▸ What to work on
Without the images, write out the whole listing exactly.

▸ Information shown
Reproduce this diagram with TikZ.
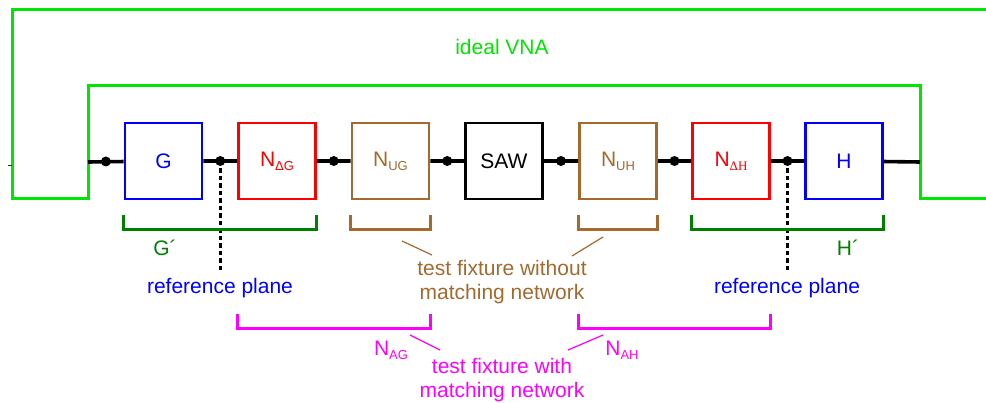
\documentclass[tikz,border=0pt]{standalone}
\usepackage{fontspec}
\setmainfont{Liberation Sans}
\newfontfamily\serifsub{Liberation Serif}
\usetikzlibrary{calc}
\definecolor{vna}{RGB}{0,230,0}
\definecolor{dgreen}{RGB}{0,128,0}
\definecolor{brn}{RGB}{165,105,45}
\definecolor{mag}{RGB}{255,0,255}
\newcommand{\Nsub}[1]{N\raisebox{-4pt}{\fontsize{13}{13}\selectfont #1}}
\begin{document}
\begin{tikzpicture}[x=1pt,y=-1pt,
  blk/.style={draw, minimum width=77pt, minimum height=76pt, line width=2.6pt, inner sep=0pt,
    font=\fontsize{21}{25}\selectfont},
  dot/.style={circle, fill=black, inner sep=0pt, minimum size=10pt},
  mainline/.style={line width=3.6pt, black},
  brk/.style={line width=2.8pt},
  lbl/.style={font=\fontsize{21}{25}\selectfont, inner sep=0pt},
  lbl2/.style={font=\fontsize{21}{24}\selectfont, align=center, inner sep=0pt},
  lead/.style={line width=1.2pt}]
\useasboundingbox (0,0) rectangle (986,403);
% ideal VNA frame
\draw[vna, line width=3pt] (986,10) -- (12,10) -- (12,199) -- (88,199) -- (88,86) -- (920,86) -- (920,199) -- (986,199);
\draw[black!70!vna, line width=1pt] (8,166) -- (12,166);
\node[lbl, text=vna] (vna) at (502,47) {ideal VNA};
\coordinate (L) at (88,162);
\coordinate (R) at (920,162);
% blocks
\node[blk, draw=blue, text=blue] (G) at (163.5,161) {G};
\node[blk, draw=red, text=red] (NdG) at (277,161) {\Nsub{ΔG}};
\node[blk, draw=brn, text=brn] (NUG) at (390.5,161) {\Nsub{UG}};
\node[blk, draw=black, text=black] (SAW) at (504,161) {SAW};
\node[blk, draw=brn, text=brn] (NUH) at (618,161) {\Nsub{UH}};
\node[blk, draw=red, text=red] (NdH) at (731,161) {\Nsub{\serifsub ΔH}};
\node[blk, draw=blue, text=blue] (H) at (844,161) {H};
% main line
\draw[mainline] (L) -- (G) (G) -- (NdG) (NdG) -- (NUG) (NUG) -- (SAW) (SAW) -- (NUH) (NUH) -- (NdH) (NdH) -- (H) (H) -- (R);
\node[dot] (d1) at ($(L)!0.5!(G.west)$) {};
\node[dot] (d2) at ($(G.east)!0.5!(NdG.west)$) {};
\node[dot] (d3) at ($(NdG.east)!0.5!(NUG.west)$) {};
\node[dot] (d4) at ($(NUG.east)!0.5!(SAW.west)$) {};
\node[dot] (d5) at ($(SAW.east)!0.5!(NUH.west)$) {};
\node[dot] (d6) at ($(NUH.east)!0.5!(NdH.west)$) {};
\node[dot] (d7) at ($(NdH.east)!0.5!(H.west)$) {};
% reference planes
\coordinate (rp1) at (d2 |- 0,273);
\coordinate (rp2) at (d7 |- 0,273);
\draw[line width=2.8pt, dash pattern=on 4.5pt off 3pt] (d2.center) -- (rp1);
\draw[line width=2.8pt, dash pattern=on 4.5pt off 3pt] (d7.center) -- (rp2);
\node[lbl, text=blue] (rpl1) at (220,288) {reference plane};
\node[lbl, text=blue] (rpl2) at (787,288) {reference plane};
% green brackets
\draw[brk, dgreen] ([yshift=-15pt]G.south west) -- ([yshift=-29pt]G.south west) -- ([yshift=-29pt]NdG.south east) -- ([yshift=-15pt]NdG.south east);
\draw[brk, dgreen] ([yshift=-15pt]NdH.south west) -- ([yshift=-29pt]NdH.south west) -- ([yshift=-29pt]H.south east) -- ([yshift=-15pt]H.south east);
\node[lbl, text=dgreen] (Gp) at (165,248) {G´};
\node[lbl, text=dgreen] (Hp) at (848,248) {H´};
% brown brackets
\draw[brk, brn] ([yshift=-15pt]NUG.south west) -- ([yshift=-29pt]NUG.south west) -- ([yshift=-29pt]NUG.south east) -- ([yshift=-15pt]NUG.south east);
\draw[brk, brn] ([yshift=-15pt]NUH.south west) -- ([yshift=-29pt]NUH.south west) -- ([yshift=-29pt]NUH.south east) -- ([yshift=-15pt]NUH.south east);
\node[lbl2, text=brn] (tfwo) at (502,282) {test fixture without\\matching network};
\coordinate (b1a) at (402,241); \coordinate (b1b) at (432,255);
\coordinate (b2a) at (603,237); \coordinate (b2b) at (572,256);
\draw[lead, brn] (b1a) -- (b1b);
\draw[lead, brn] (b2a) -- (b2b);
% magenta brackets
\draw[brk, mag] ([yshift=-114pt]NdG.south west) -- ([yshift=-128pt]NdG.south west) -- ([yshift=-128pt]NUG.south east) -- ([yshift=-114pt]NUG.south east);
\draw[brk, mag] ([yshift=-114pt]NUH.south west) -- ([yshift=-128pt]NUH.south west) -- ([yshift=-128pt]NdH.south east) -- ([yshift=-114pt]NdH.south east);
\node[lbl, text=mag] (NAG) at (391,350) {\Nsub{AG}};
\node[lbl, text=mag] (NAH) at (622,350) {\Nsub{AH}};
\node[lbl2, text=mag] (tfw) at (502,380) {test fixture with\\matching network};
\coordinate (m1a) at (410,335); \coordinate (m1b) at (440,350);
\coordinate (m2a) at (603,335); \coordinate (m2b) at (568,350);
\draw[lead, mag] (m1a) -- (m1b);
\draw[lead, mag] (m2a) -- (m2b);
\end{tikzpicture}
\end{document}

▸ Answer to this problem
Reproduce this diagram with TikZ.
\documentclass[tikz,border=0pt]{standalone}
\usepackage{fontspec}
\setmainfont{Liberation Sans}
\newfontfamily\serifsub{Liberation Serif}
\usetikzlibrary{calc}
\definecolor{vna}{RGB}{0,230,0}
\definecolor{dgreen}{RGB}{0,128,0}
\definecolor{brn}{RGB}{165,105,45}
\definecolor{mag}{RGB}{255,0,255}
\newcommand{\Nsub}[1]{N\raisebox{-4pt}{\fontsize{13}{13}\selectfont #1}}
\begin{document}
\begin{tikzpicture}[x=1pt,y=-1pt,
  blk/.style={draw, minimum width=77pt, minimum height=76pt, line width=2.6pt, inner sep=0pt,
    font=\fontsize{21}{25}\selectfont},
  dot/.style={circle, fill=black, inner sep=0pt, minimum size=10pt},
  mainline/.style={line width=3.6pt, black},
  brk/.style={line width=2.8pt},
  lbl/.style={font=\fontsize{21}{25}\selectfont, inner sep=0pt},
  lbl2/.style={font=\fontsize{21}{24}\selectfont, align=center, inner sep=0pt},
  lead/.style={line width=1.2pt}]
\useasboundingbox (0,0) rectangle (986,403);
% ideal VNA frame
\draw[vna, line width=3pt] (986,10) -- (12,10) -- (12,199) -- (88,199) -- (88,86) -- (920,86) -- (920,199) -- (986,199);
\draw[black!70!vna, line width=1pt] (8,166) -- (12,166);
\node[lbl, text=vna] (vna) at (502,47) {ideal VNA};
\coordinate (L) at (88,162);
\coordinate (R) at (920,162);
% blocks
\node[blk, draw=blue, text=blue] (G) at (163.5,161) {G};
\node[blk, draw=red, text=red] (NdG) at (277,161) {\Nsub{ΔG}};
\node[blk, draw=brn, text=brn] (NUG) at (390.5,161) {\Nsub{UG}};
\node[blk, draw=black, text=black] (SAW) at (504,161) {SAW};
\node[blk, draw=brn, text=brn] (NUH) at (618,161) {\Nsub{UH}};
\node[blk, draw=red, text=red] (NdH) at (731,161) {\Nsub{\serifsub ΔH}};
\node[blk, draw=blue, text=blue] (H) at (844,161) {H};
% main line
\draw[mainline] (L) -- (G) (G) -- (NdG) (NdG) -- (NUG) (NUG) -- (SAW) (SAW) -- (NUH) (NUH) -- (NdH) (NdH) -- (H) (H) -- (R);
\node[dot] (d1) at ($(L)!0.5!(G.west)$) {};
\node[dot] (d2) at ($(G.east)!0.5!(NdG.west)$) {};
\node[dot] (d3) at ($(NdG.east)!0.5!(NUG.west)$) {};
\node[dot] (d4) at ($(NUG.east)!0.5!(SAW.west)$) {};
\node[dot] (d5) at ($(SAW.east)!0.5!(NUH.west)$) {};
\node[dot] (d6) at ($(NUH.east)!0.5!(NdH.west)$) {};
\node[dot] (d7) at ($(NdH.east)!0.5!(H.west)$) {};
% reference planes
\coordinate (rp1) at (d2 |- 0,273);
\coordinate (rp2) at (d7 |- 0,273);
\draw[line width=2.8pt, dash pattern=on 4.5pt off 3pt] (d2.center) -- (rp1);
\draw[line width=2.8pt, dash pattern=on 4.5pt off 3pt] (d7.center) -- (rp2);
\node[lbl, text=blue] (rpl1) at (220,288) {reference plane};
\node[lbl, text=blue] (rpl2) at (787,288) {reference plane};
% green brackets
\draw[brk, dgreen] ([yshift=-15pt]G.south west) -- ([yshift=-29pt]G.south west) -- ([yshift=-29pt]NdG.south east) -- ([yshift=-15pt]NdG.south east);
\draw[brk, dgreen] ([yshift=-15pt]NdH.south west) -- ([yshift=-29pt]NdH.south west) -- ([yshift=-29pt]H.south east) -- ([yshift=-15pt]H.south east);
\node[lbl, text=dgreen] (Gp) at (165,248) {G´};
\node[lbl, text=dgreen] (Hp) at (848,248) {H´};
% brown brackets
\draw[brk, brn] ([yshift=-15pt]NUG.south west) -- ([yshift=-29pt]NUG.south west) -- ([yshift=-29pt]NUG.south east) -- ([yshift=-15pt]NUG.south east);
\draw[brk, brn] ([yshift=-15pt]NUH.south west) -- ([yshift=-29pt]NUH.south west) -- ([yshift=-29pt]NUH.south east) -- ([yshift=-15pt]NUH.south east);
\node[lbl2, text=brn] (tfwo) at (502,282) {test fixture without\\matching network};
\coordinate (b1a) at (402,241); \coordinate (b1b) at (432,255);
\coordinate (b2a) at (603,237); \coordinate (b2b) at (572,256);
\draw[lead, brn] (b1a) -- (b1b);
\draw[lead, brn] (b2a) -- (b2b);
% magenta brackets
\draw[brk, mag] ([yshift=-114pt]NdG.south west) -- ([yshift=-128pt]NdG.south west) -- ([yshift=-128pt]NUG.south east) -- ([yshift=-114pt]NUG.south east);
\draw[brk, mag] ([yshift=-114pt]NUH.south west) -- ([yshift=-128pt]NUH.south west) -- ([yshift=-128pt]NdH.south east) -- ([yshift=-114pt]NdH.south east);
\node[lbl, text=mag] (NAG) at (391,350) {\Nsub{AG}};
\node[lbl, text=mag] (NAH) at (622,350) {\Nsub{AH}};
\node[lbl2, text=mag] (tfw) at (502,380) {test fixture with\\matching network};
\coordinate (m1a) at (410,335); \coordinate (m1b) at (440,350);
\coordinate (m2a) at (603,335); \coordinate (m2b) at (568,350);
\draw[lead, mag] (m1a) -- (m1b);
\draw[lead, mag] (m2a) -- (m2b);
\end{tikzpicture}
\end{document}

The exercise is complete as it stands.